Aku ga bisa mbayangin, Mbah Sulami, nenek renta berusia 95 tahun harus bolak balik mindahin barang-barang dagangannya saat digelar operasi. Hatiku pun trenyuh. Tapi, aku mendapat pelajaran sangat berharga, sebuah perjuangan hidup. Di usianya yang hampir seabad, Mbah Sulami tetap tegar mengasong di jalanan untuk melanjutkan kehidupan. Tidak ada keluhan, mengapa ia harus menjalani hidup seperti sekarang. Pagi sampai sore berdagang asongan, malam tidur sendirian di los pasar Benhil Sudirman.

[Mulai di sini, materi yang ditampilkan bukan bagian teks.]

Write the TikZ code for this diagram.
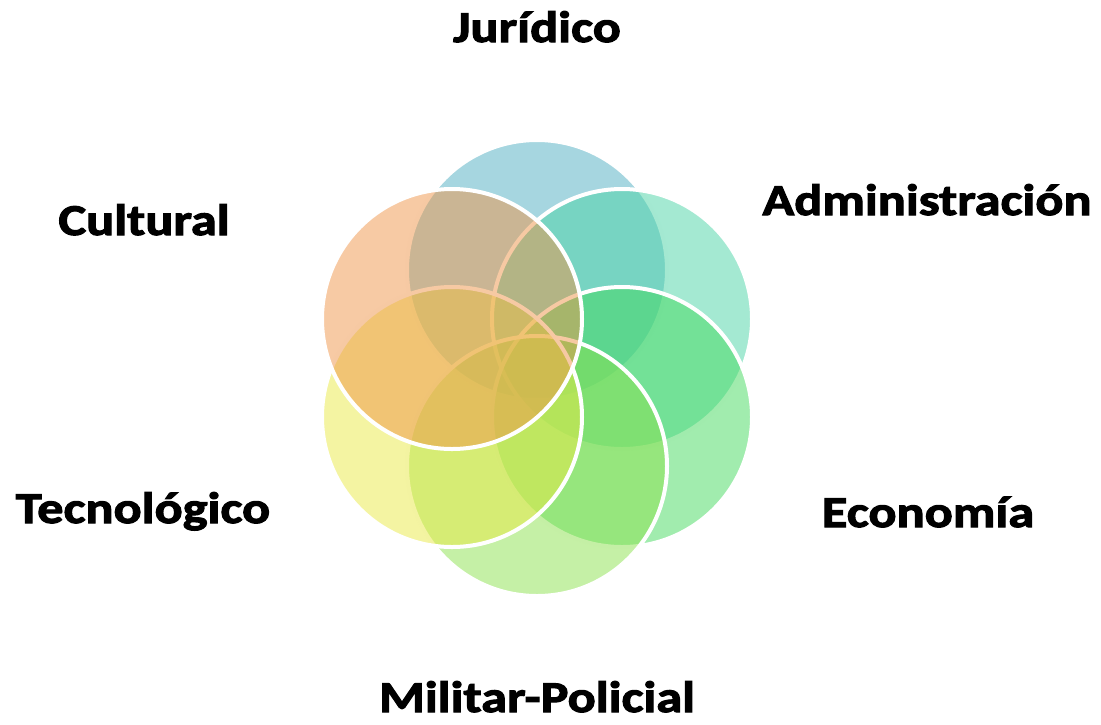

"Mbah, mbah ga mau pulang kampung, di sana lebih tenang dan aman buat mbah" ujarku lembut. "Mbah tidak punya siapa-siapa di kampung Nak," ujarnya tersenyum. Suami mbahsudah berpulang ke Sang Khalik, imbuhnya. Ia juga tidak punya anak. "Ada saudara. Tapi mbah ga enak kalo numpang, ga mau ngerepotin saudara," terangnya. Percakapan kami berlangsung sekitar 15 menit, karena aku harus kembali melanjutkan perjalananku. "Mbah, saya pamit dulu ya. Mbah baik-baik ya. Jangan lupa berdzikir dan sholat ya Mbah," ujarku sambil menyalaminya dan memberikan selembar daun.....eh uang. "Makasih banyak Nak Susan. Hati-hati di jalan ya," ujarnya tulus. Kembali Mbah seorang diri di antara hingar bingar kehidupan Metropolitan dan asap knalpot kendaraan. Mudah-mudahan Sang Pemilik Kehidupan selalu melindunginya dan memudahkannya dalam kesulitan hidup yang menderanya. Semoga.